14 thoughts on ““Let the Children Come” – Intergenerational Worship”
Thank you, Theresa. This is excellent and wonderful. You are a fine pastor. Indeed, Eungyong is your name AND calling.
Thanks for this, Theresa. I’m sharing it with a colleague (in a very different context — town of 400) who is wondering about these sorts of things. And, reflecting on my context today, I posted on children’s sermons. I love what you’re doing and want to move towards that philosophy, but small steps. In the meantime, here’s:
Thanks Adam. It definitely is baby steps. I’m in my 7th year at St. John’s. Let’s just say it took 7 years to just shift our thinking . . .
I love the creativity of the welcome and engagement of children in worship. It has been great to read this post and Adam’s post this morning. Thanks!
Being in itinerant ministry for a number of years when our kids were young forced us to “be” parents to our kids while we were on the road. Lots of churches we went to did not have nurseries or children’s programs … and even if they did … our kids did not feel comfortable leaving us since we were there sometimes just one service. We have great stories to tell … but most of all … our kids learned how to worship and listen. You have a great post and a great ministry. Thanks for sharing.
Thanks for your post. Sadie is just now getting to the age where she is not wanting to share mommy with the congregation. I was up doing the announcements and she was insistent that she had to talk to me RIGHT NOW. Fortunately, my husband swooped in.

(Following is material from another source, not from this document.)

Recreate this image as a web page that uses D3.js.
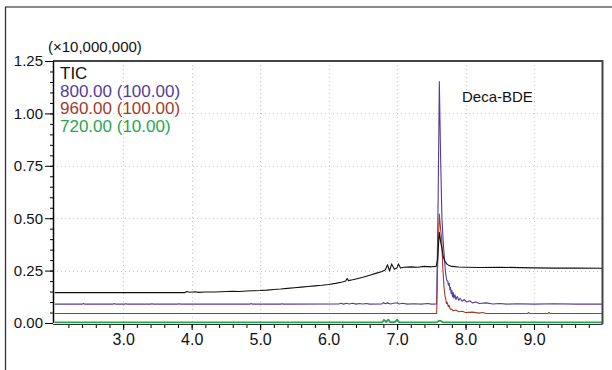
<!DOCTYPE html>
<html>
<head>
<meta charset="utf-8">
<script src="https://cdn.jsdelivr.net/npm/d3@7"></script>
<style>
  body { margin: 0; background: #fff; }
  text { font-family: "Liberation Sans", Arial, sans-serif; }
</style>
</head>
<body>
<div id="chrom"></div>
<script>
// retention time (min), intensity (x10,000,000)
var ticTrace = [[2.0,0.145],[3.9,0.145],[3.93,0.150],[3.97,0.147],[4.05,0.149],[4.1,0.146],[4.2,0.148],[4.35,0.148],[4.5,0.150],[4.6,0.151],[4.7,0.150],[4.8,0.153],[4.9,0.154],[5.0,0.155],[5.1,0.157],[5.2,0.160],[5.3,0.162],[5.4,0.165],[5.5,0.168],[5.6,0.171],[5.7,0.174],[5.8,0.177],[5.9,0.180],[6.0,0.184],[6.1,0.189],[6.2,0.196],[6.25,0.200],[6.27,0.212],[6.29,0.202],[6.35,0.206],[6.4,0.210],[6.5,0.218],[6.6,0.228],[6.7,0.238],[6.78,0.246],[6.83,0.254],[6.86,0.278],[6.89,0.248],[6.92,0.282],[6.96,0.256],[7.0,0.264],[7.02,0.282],[7.05,0.262],[7.1,0.266],[7.2,0.268],[7.3,0.266],[7.4,0.270],[7.5,0.268],[7.57,0.270],[7.59,0.30],[7.617,0.432],[7.64,0.38],[7.652,0.362],[7.675,0.315],[7.70,0.295],[7.725,0.282],[7.75,0.276],[7.8,0.27],[7.9,0.267],[8.0,0.266],[8.2,0.265],[8.5,0.266],[8.8,0.264],[9.0,0.263],[9.3,0.262],[9.6,0.262],[10.0,0.261]];

var ion800 = [[2.0,0.090],[2.4,0.090],[2.42,0.093],[2.44,0.090],[2.85,0.090],[2.87,0.093],[2.89,0.090],[3.02,0.090],[3.04,0.092],[3.06,0.090],[3.4,0.090],[3.42,0.092],[3.44,0.090],[3.8,0.090],[3.82,0.092],[3.84,0.090],[4.85,0.090],[4.87,0.093],[4.89,0.090],[5.3,0.090],[5.32,0.092],[5.34,0.090],[6.15,0.091],[6.18,0.094],[6.22,0.090],[6.26,0.094],[6.3,0.091],[6.35,0.094],[6.4,0.090],[6.45,0.093],[6.5,0.091],[6.55,0.093],[6.6,0.090],[6.78,0.091],[6.8,0.097],[6.83,0.092],[6.86,0.096],[6.9,0.091],[6.95,0.094],[7.0,0.097],[7.03,0.091],[7.08,0.094],[7.15,0.090],[7.25,0.092],[7.35,0.090],[7.45,0.093],[7.5,0.090],[7.578,0.091],[7.60,0.60],[7.617,1.152],[7.635,0.80],[7.655,0.50],[7.675,0.38],[7.70,0.27],[7.71,0.235],[7.725,0.205],[7.74,0.20],[7.75,0.18],[7.76,0.19],[7.773,0.158],[7.78,0.17],[7.79,0.14],[7.80,0.155],[7.81,0.125],[7.82,0.145],[7.83,0.118],[7.845,0.135],[7.86,0.112],[7.88,0.127],[7.90,0.108],[7.92,0.118],[7.95,0.104],[7.98,0.112],[8.02,0.100],[8.06,0.106],[8.1,0.096],[8.15,0.100],[8.2,0.093],[8.3,0.096],[8.4,0.091],[8.5,0.093],[8.6,0.090],[8.75,0.092],[9.0,0.090],[9.3,0.092],[9.6,0.090],[10.0,0.090]];

var ion960 = [[2.0,0.045],[7.578,0.045],[7.59,0.25],[7.617,0.52],[7.635,0.45],[7.652,0.396],[7.667,0.269],[7.685,0.173],[7.70,0.13],[7.714,0.108],[7.72,0.092],[7.73,0.10],[7.748,0.078],[7.76,0.085],[7.775,0.066],[7.797,0.066],[7.82,0.058],[7.86,0.062],[7.9,0.054],[7.95,0.056],[8.0,0.050],[8.1,0.052],[8.2,0.047],[8.25,0.050],[8.3,0.045],[8.9,0.045],[8.92,0.050],[8.94,0.045],[9.2,0.045],[9.22,0.050],[9.24,0.045],[10.0,0.045]];

var ion720 = [[2.0,0.003],[6.78,0.003],[6.81,0.015],[6.84,0.004],[6.87,0.016],[6.9,0.004],[6.97,0.004],[7.0,0.016],[7.03,0.003],[7.58,0.003],[7.61,0.010],[7.64,0.010],[7.67,0.003],[10.0,0.003]];

var legendLabels = ["TIC", "800.00 (100.00)", "960.00 (100.00)", "720.00 (10.00)"];
var traceColors = ["#111111", "#553b9e", "#a23a2f", "#26a650"];
var xTickValues = [3, 4, 5, 6, 7, 8, 9];
var yTickValues = [0, 0.25, 0.5, 0.75, 1.0, 1.25];
var peakLabel = "Deca-BDE";
var yUnitLabel = "(\u00d710,000,000)";

var width = 612, height = 370;
var plot = {left: 53, right: 602.5, top: 61, bottom: 323};

var svg = d3.select("#chrom").append("svg")
    .attr("width", width)
    .attr("height", height);

// outer frame (only top and left visible)
svg.append("line").attr("x1", 5).attr("x2", width).attr("y1", 7).attr("y2", 7)
    .attr("stroke", "#8a8a8a").attr("stroke-width", 2);
svg.append("line").attr("x1", 5.5).attr("x2", 5.5).attr("y1", 7).attr("y2", height)
    .attr("stroke", "#333").attr("stroke-width", 1.3);

var x = d3.scaleLinear().domain([1.975, 10.0]).range([plot.left, plot.right]);
var y = d3.scaleLinear().domain([0, 1.25]).range([plot.bottom, plot.top]);

// dotted grid
svg.append("g").selectAll("line")
    .data(yTickValues.filter(function(d) { return d > 0 && d < 1.25; }))
    .enter().append("line")
    .attr("x1", plot.left).attr("x2", plot.right)
    .attr("y1", function(d) { return Math.round(y(d)) + 0.5; })
    .attr("y2", function(d) { return Math.round(y(d)) + 0.5; })
    .attr("stroke", "#c8c8c8").attr("stroke-dasharray", "1,3");
svg.append("g").selectAll("line")
    .data(xTickValues)
    .enter().append("line")
    .attr("x1", function(d) { return Math.round(x(d)) + 0.5; })
    .attr("x2", function(d) { return Math.round(x(d)) + 0.5; })
    .attr("y1", plot.top).attr("y2", plot.bottom)
    .attr("stroke", "#c8c8c8").attr("stroke-dasharray", "1,3");

// traces
var line = d3.line()
    .x(function(d) { return x(d[0]); })
    .y(function(d) { return y(d[1]); });

var traces = [ion800, ion960, ticTrace, ion720];
var traceCol = [traceColors[1], traceColors[2], traceColors[0], traceColors[3]];
svg.append("g").selectAll("path")
    .data(traces)
    .enter().append("path")
    .attr("d", line)
    .attr("fill", "none")
    .attr("stroke", function(d, i) { return traceCol[i]; })
    .attr("stroke-width", function(d, i) { return i == 3 ? 1.8 : 1.1; })
    .attr("stroke-linejoin", "round");

// plot frame
svg.append("line").attr("x1", plot.left).attr("x2", plot.right).attr("y1", plot.top).attr("y2", plot.top)
    .attr("stroke", "#444").attr("stroke-width", 2);
svg.append("line").attr("x1", plot.right).attr("x2", plot.right).attr("y1", plot.top - 1).attr("y2", plot.bottom + 1)
    .attr("stroke", "#444").attr("stroke-width", 2);

// y axis
var yMinor = d3.range(0, 1.2501, 0.05);
svg.append("g")
    .attr("transform", "translate(" + plot.left + ",0)")
    .call(d3.axisLeft(y).tickValues(yMinor).tickSize(3).tickFormat(""))
    .call(function(g) { g.select(".domain").remove(); });
svg.append("g")
    .attr("transform", "translate(" + plot.left + ",0)")
    .call(d3.axisLeft(y).tickValues(yTickValues).tickSize(8).tickPadding(2)
        .tickFormat(d3.format(".2f")))
    .call(function(g) {
        g.select(".domain").attr("d", "M0.5," + plot.top + "V" + plot.bottom).attr("stroke-width", 1.5);
        g.selectAll("text").attr("font-size", "15px").attr("fill", "#111")
            .attr("font-family", '"Liberation Sans", Arial, sans-serif');
    });

// x axis
var xMinor = d3.range(2.2, 9.99, 0.2);
svg.append("g")
    .attr("transform", "translate(0," + (plot.bottom + 1) + ")")
    .call(d3.axisBottom(x).tickValues(xMinor).tickSize(4).tickFormat(""))
    .call(function(g) { g.select(".domain").remove(); });
svg.append("g")
    .attr("transform", "translate(0," + (plot.bottom + 1) + ")")
    .call(d3.axisBottom(x).tickValues(xTickValues).tickSize(6).tickPadding(4)
        .tickFormat(d3.format(".1f")))
    .call(function(g) {
        g.select(".domain").attr("d", "M" + plot.left + ",0.5H" + plot.right).attr("stroke", "#333");
        g.selectAll("text").attr("font-size", "16px").attr("fill", "#111")
            .attr("font-family", '"Liberation Sans", Arial, sans-serif');
    });

// unit label
svg.append("text")
    .attr("x", 48).attr("y", 52)
    .attr("font-size", "15px").attr("fill", "#111")
    .text(yUnitLabel);

// legend
svg.append("g").selectAll("text")
    .data(legendLabels)
    .enter().append("text")
    .attr("x", 60)
    .attr("y", function(d, i) { return 79 + i * 17.6; })
    .attr("font-size", "17px")
    .attr("fill", function(d, i) { return traceColors[i]; })
    .text(function(d) { return d; });

// peak annotation
svg.append("text")
    .attr("x", 462).attr("y", 101.5)
    .attr("font-size", "15px").attr("fill", "#111")
    .text(peakLabel);
</script>
</body>
</html>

She does often stand by my side as I lead worship and I am grateful to have a congregation that is welcoming of her. I’ll continue to follow the journey at St. John’s as you include the whole family of God in worship.
Theresa, this was great! I LOVED the imagery of you preaching with your baby in a sling! What an inspiration and example! Thanks for sharing your stories and ideas. xoxo
Theresa, I love this blog. What a great way to share where we have been, where we are, and where we are going. And the biblical calling to be welcoming to children is a perfect place to start. I love St. John’s!!!!